The Royal Airforce turns 100
At the Royal Airforce Centenary in 2018, the Queen stepped out in a blue and teal coat complete with matching hat embellished with a peacock feather, designed by Angela Kelly.
“Patronage of the royal family keeps hats alive. Her Majesty the Queen has kept hats alive in the imagination of people all over the world,” milliner Philip Treacy said on a 2018 episode of the BBC’s “Desert Island Discs” radio show.
“If the royal family chose not to wear hats — let’s say in the ’60s or ’70s when some people gave up on them — I wouldn’t really be sitting here having this conversation with you because hats are part of the culture of Englishness and of Britishness.”
The Queen brought an otherwise muted gray outfit to life with floral and feather detailing – on both her pleated hat and matching jacket.
There are, however, occasions on the British calendar where wearing hats remains de rigueur — not least Royal Ascot, a horseracing event at which the Queen was once a guaranteed attendee. British bookmakers famously accepted bets on what color she would choose for the annual meet, with pinks and blues among her most frequently worn in recent years, according to betting firm William Hill.

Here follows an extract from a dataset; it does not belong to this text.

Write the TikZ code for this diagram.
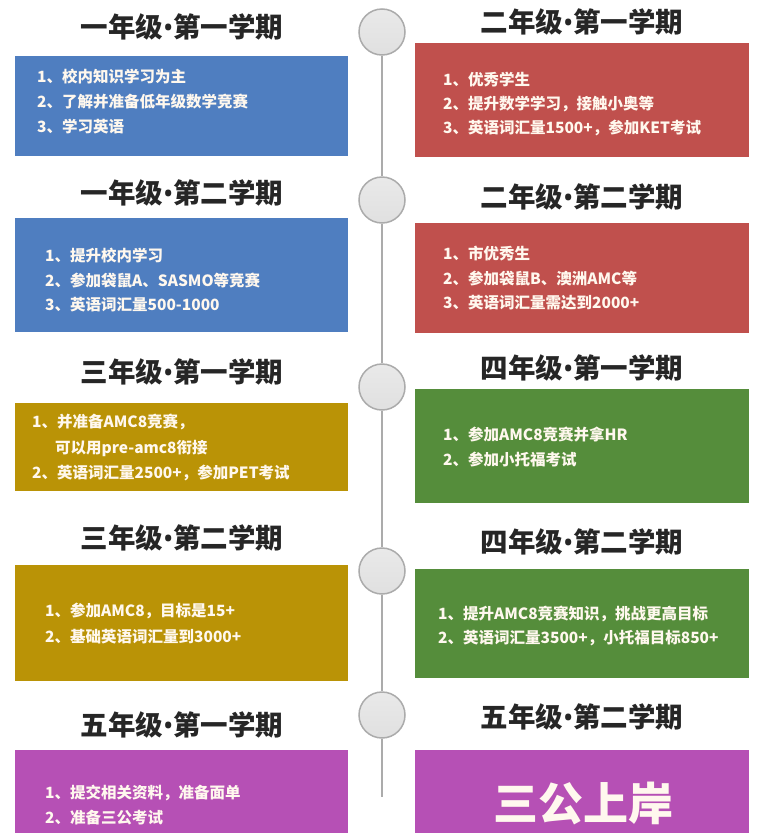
\documentclass[tikz,border=0pt]{standalone}
\usepackage{fontspec}
\setmainfont{Noto Sans CJK SC}
\newfontfamily\latinbul{Noto Sans}
\newcommand{\tdot}{{\latinbul\bfseries •}}
\definecolor{blueC}{HTML}{4F7EC0}
\definecolor{redC}{HTML}{C0504D}
\definecolor{goldC}{HTML}{BA9306}
\definecolor{greenC}{HTML}{558D3B}
\definecolor{purpleC}{HTML}{B650B5}
\definecolor{cream}{HTML}{FFF8EE}
\definecolor{titleC}{HTML}{262626}
\definecolor{lineC}{HTML}{ABABAB}
\definecolor{dotC}{HTML}{E0E0E0}
\begin{document}
\begin{tikzpicture}[x=1pt,y=-1pt,
  box/.style={draw=none,inner sep=0pt,fill=#1},
  boxtext/.style={anchor=west,align=left,text=cream,inner sep=0pt,
    font=\bfseries\fontsize{15.5}{25}\selectfont},
  ttl/.style={text=titleC,inner sep=0pt,font=\bfseries\fontsize{27.5}{30}\selectfont},
  dot/.style={circle,draw=lineC,line width=1.5pt,top color=dotC!70!white,bottom color=dotC,minimum size=46pt,inner sep=0pt},
  tline/.style={draw=lineC,line width=1.8pt}]
\useasboundingbox (0,0) rectangle (761,833);
\clip (0,0) rectangle (761,833);
% timeline
\coordinate (tend) at (382,797);
\node[dot] (c1) at (382,32) {};
\node[dot] (c2) at (382,200) {};
\node[dot] (c3) at (382,387) {};
\node[dot] (c4) at (382,571) {};
\node[dot] (c5) at (382,715) {};
\draw[tline] (c1.south) -- (c2.north);
\draw[tline] (c2.south) -- (c3.north);
\draw[tline] (c3.south) -- (c4.north);
\draw[tline] (c4.south) -- (c5.north);
\draw[tline] (c5.south) -- (tend);
% titles
\node[ttl] (t1) at (182,27) {一年级\tdot 第一学期};
\node[ttl] (t2) at (582,22) {二年级\tdot 第一学期};
\node[ttl] (t3) at (182,193) {一年级\tdot 第二学期};
\node[ttl] (t4) at (582,197) {二年级\tdot 第二学期};
\node[ttl] (t5) at (182,372) {三年级\tdot 第一学期};
\node[ttl] (t6) at (582,368) {四年级\tdot 第一学期};
\node[ttl] (t7) at (182,538) {三年级\tdot 第二学期};
\node[ttl] (t8) at (582,542) {四年级\tdot 第二学期};
\node[ttl] (t9) at (182,725) {五年级\tdot 第一学期};
\node[ttl] (t10) at (582,717) {五年级\tdot 第二学期};
% boxes
\node[box=blueC,minimum width=333pt,minimum height=100pt] (b1) at (181.5,106) {};
\node[box=redC,minimum width=334pt,minimum height=114pt] (b2) at (582,100) {};
\node[box=blueC,minimum width=333pt,minimum height=114pt] (b3) at (181.5,275) {};
\node[box=redC,minimum width=334pt,minimum height=110pt] (b4) at (582,278) {};
\node[box=goldC,minimum width=333pt,minimum height=88pt] (b5) at (181.5,447) {};
\node[box=greenC,minimum width=334pt,minimum height=114pt] (b6) at (582,446) {};
\node[box=goldC,minimum width=333pt,minimum height=116pt] (b7) at (181.5,623) {};
\node[box=greenC,minimum width=334pt,minimum height=109pt] (b8) at (582,623.5) {};
\node[box=purpleC,minimum width=333pt,minimum height=90pt] (b9) at (181.5,795) {};
\node[box=purpleC,minimum width=334pt,minimum height=90pt] (b10) at (582,795) {};
% box texts
\node[boxtext] (x1) at (37,102) {1、校内知识学习为主\\2、了解并准备低年级数学竞赛\\3、学习英语};
\node[boxtext,font=\bfseries\fontsize{15.5}{24}\selectfont] (x2) at (443,104) {1、优秀学生\\2、提升数学学习，接触小奥等\\3、英语词汇量1500+，参加KET考试};
\node[boxtext,font=\bfseries\fontsize{15.5}{24.5}\selectfont] (x3) at (45,280.5) {1、提升校内学习\\2、参加袋鼠A、SASMO等竞赛\\3、英语词汇量500-1000};
\node[boxtext,font=\bfseries\fontsize{15.5}{24.5}\selectfont] (x4) at (443,278.5) {1、市优秀生\\2、参加袋鼠B、澳洲AMC等\\3、英语词汇量需达到2000+};
\node[boxtext,font=\bfseries\fontsize{15.5}{25.5}\selectfont] (x5) at (32,447.5) {1、并准备AMC8竞赛，\\\hspace*{23pt}可以用pre-amc8衔接\\2、英语词汇量2500+，参加PET考试};
\node[boxtext] (x6) at (443,446.5) {1、参加AMC8竞赛并拿HR\\2、参加小托福考试};
\node[boxtext,font=\bfseries\fontsize{15.5}{26}\selectfont] (x7) at (45,623) {1、参加AMC8，目标是15+\\2、基础英语词汇量到3000+};
\node[boxtext,font=\bfseries\fontsize{15.5}{24}\selectfont] (x8) at (438,626) {1、提升AMC8竞赛知识，挑战更高目标\\2、英语词汇量3500+，小托福目标850+};
\node[boxtext] (x9) at (45,805.5) {1、提交相关资料，准备面单\\2、准备三公考试};
\node[text=cream,inner sep=0pt,font=\bfseries\fontsize{45}{48}\selectfont] (x10) at (583,804) {三公上岸};
\end{tikzpicture}
\end{document}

Even she receded from public life, her mobility clearly declining, the Queen took every opportunity to be visible, often pairing brightly colored frock coats with matching hats so she was unmissable to her subjects.
One of Elizabeth II’s last public appearances, during her Platinum Jubilee celebrations in 2022, seemed to epitomize her approach. Bright green provided a moment of joy for the thousands of people gathered at Buckingham palace, yet it was tempered by a poignant act of tribute: a black pin attached to her hat in remembrance of husband Prince Philip, who had died a year before.
At her Platinum Jubilee celebrations, the Queen wore a black pin on a bright green hat in honor of her late husband Prince Philip.